Thermographic imaging: a risk to cancer patients

Via: The Skeptic

By: Dr. Alice Howarth

Recently, across Europe we have seen a rise in alternative health practitioners promoting thermographic imaging as an alternative to conventional cancer screening techniques such as X-rays and mammograms. 

Dr Alice Howarth, a PhD cancer researcher from the University of Liverpool and the Vice President of the Merseyside Skeptics Society explains what thermography is, and whether the claims made for its effectiveness are backed up by evidence.

What is thermographic imaging?

Thermographic imaging is the detection of “hot spots” using infrared thermographic technology. Infrared is emitted by all objects that are above absolute zero (-273°C) in temperature. Thermography cameras detect the intensity of that radiation in order to identify variations in heat. They are used to detect the bodies of humans and animals at night by the military and wildlife researchers. 

Thermography has been applied in the detection of cancer since the late 1950s when it was first proposed to detect breast cancer. 

What is the mechanism for thermography in cancer?

 When a tumour grows in the body, it requires a supply of nutrients in order for the tumour to survive and grow. In order to bring oxygen and nutrients inside the tumour, the tumour generates its own blood vessels. This process creates heat; therefore, it has been suggested that “active” (growing) tumours can be detected as “hot spots” in the body using thermal imaging. 

Does thermography work?

Thermography can detect heat. Tumours are sometimes warmer than the surrounding tissue. Therefore, sometimes thermography can detect a tumour. However, thermography cannot say that a “hot spot” is hot because it is cancer. Nor can it detect a tumour that is not hot. So in many cases thermography will “diagnose” a cancer that isn’t really cancer – this is called a false positive. Thermography can also frequently miss the detection of a cancer – this is called a false negative. It is for this reason that thermography is not recommended as an adequate test for cancer. 
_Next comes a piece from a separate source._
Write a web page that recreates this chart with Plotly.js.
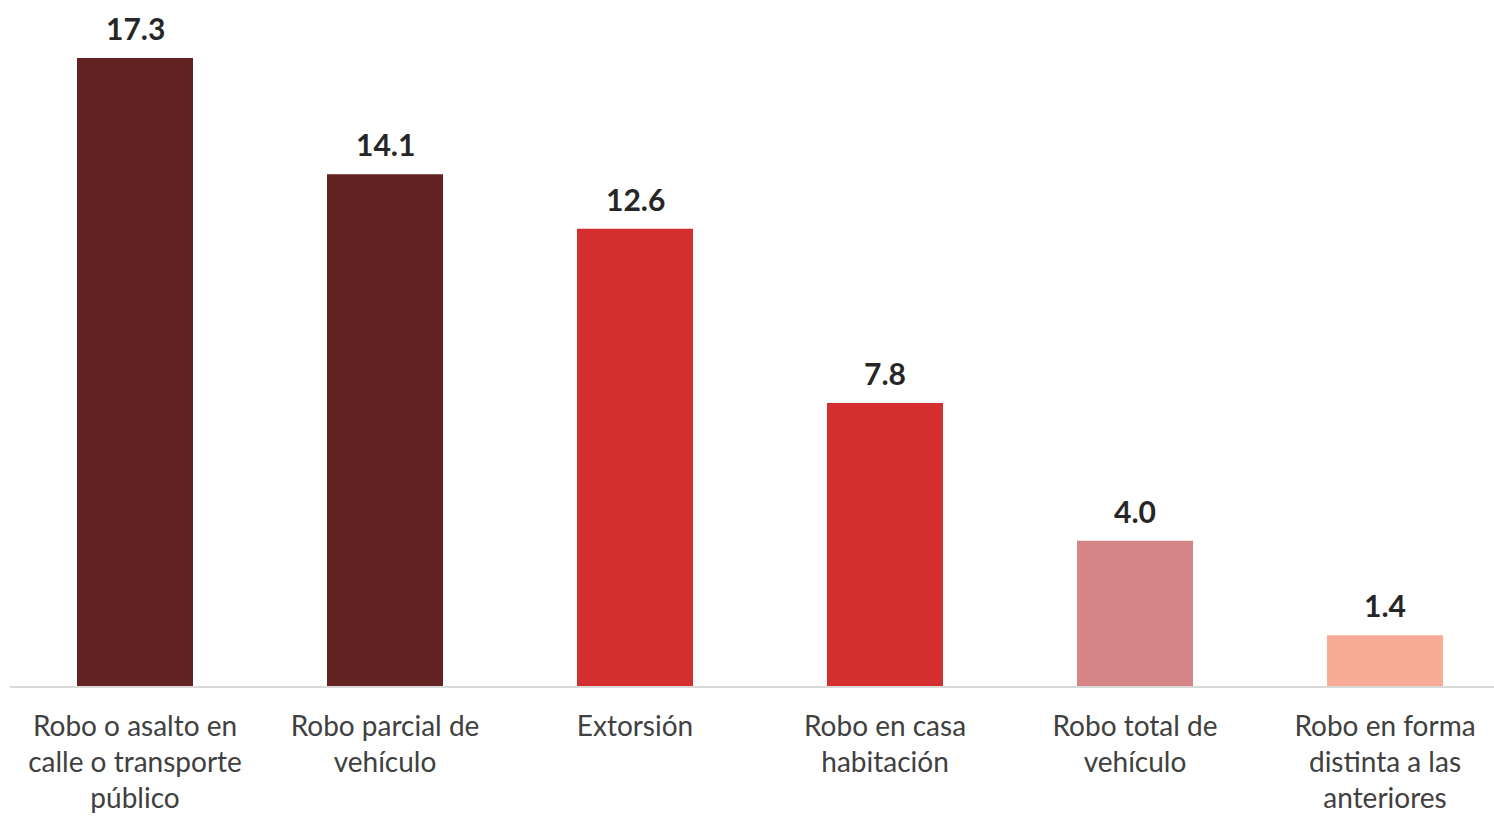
<!DOCTYPE html>
<html>
<head>
<meta charset="utf-8">
<script src="https://cdn.plot.ly/plotly-3.0.1.min.js"></script>
<style>html,body{margin:0;padding:0;background:#fff;overflow:hidden}#chart{width:1494px;height:817px}</style>
</head>
<body>
<div id="chart"></div>
<script>
const categories = [
  "Robo o asalto en<br>calle o transporte<br>público",
  "Robo parcial de<br>vehículo",
  "Extorsión",
  "Robo en casa<br>habitación",
  "Robo total de<br>vehículo",
  "Robo en forma<br>distinta a las<br>anteriores"
];
const values = [17.3, 14.1, 12.6, 7.8, 4.0, 1.4];
const barColors = ["#632323", "#632323", "#D52E2E", "#D52E2E", "#D58586", "#F8AB95"];

const trace = {
  type: "bar",
  x: categories,
  y: values,
  marker: {color: barColors, line: {width: 0}},
  width: 0.464,
  hoverinfo: "skip"
};

const annotations = categories.map((c, i) => ({
  x: c,
  y: values[i],
  xref: "x",
  yref: "y",
  text: "<b>" + values[i].toFixed(1) + "</b>",
  showarrow: false,
  yanchor: "bottom",
  yshift: 10,
  font: {family: "Lato, sans-serif", size: 30, color: "#262626"}
}));

const layout = {
  width: 1494,
  height: 817,
  margin: {l: 10, r: 0, t: 0, b: 131},
  paper_bgcolor: "#ffffff",
  plot_bgcolor: "#ffffff",
  showlegend: false,
  font: {family: "Lato, sans-serif"},
  annotations: annotations,
  xaxis: {
    type: "category",
    range: [-0.5, 5.436],
    showline: true,
    linecolor: "#D9D9D9",
    linewidth: 2,
    ticks: "",
    showgrid: false,
    zeroline: false,
    tickfont: {family: "Lato, sans-serif", size: 28, color: "#404040"},
    ticklabelstandoff: 14,
    automargin: false
  },
  yaxis: {
    range: [0, 18.9],
    visible: false,
    showgrid: false,
    zeroline: false,
    fixedrange: true
  }
};

Plotly.newPlot("chart", [trace], layout, {displayModeBar: false, staticPlot: true});
</script>
</body>
</html>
False positives and false negatives are so common with thermography, that many medical experts and bodies do not recommend them for use in isolation when detecting cancer. The UK’s National Health Service do not provide thermography for the detection of cancer. 

In 2017 the FDA published an update stating that thermography was not a substitute for mammography. They stated that “thermography has not been shown to be effective as a standalone test for either breast cancer screening or diagnosis in detecting early stage breast cancer”. 

In 2019 the FDA warned that “Thermography Should Not Be Used in Place of Mammography to Detect, Diagnose, or Screen for Breast Cancer”. The CDC does not recommend thermography for breast cancer screening. 

Who uses thermography?

Thermal imaging might be valuable for the detection of other health concerns and is even being used to detect fevers in patients with symptoms of COVID-19. However no reliable medical body uses thermography for the detection of cancer. Proponents of thermal imaging for the detection and diagnosis of cancer is only recommended by alternative practitioners. 

Alternative practitioners might recommend thermography because it is non-invasive and it does not use any sort of radiation, nor is it as uncomfortable as mammograms can be. However, thermography cannot accurately detect or diagnose cancer and should not be used in place of mammography.  

Is thermography safer than mammography?

Some proponents of thermography claim that it is safer than mammography. They claim that because the breast tissue is “squashed” in order to take a mammogram, a tumour might be damaged and therefore be more likely to spread around the body. There is no evidence that tumours can be damaged in this way, or that any damage can lead to spreading of the tumour. 

Mammography has been used safely since the 1930s with the compression technique added in the 1950s. The method uses low levels of x-ray radiation to detect tumours in the breast tissue. 

There is no evidence of harm in patients with breast tumours and no evidence to support the claim that mammograms increase the risk of the cancer spreading.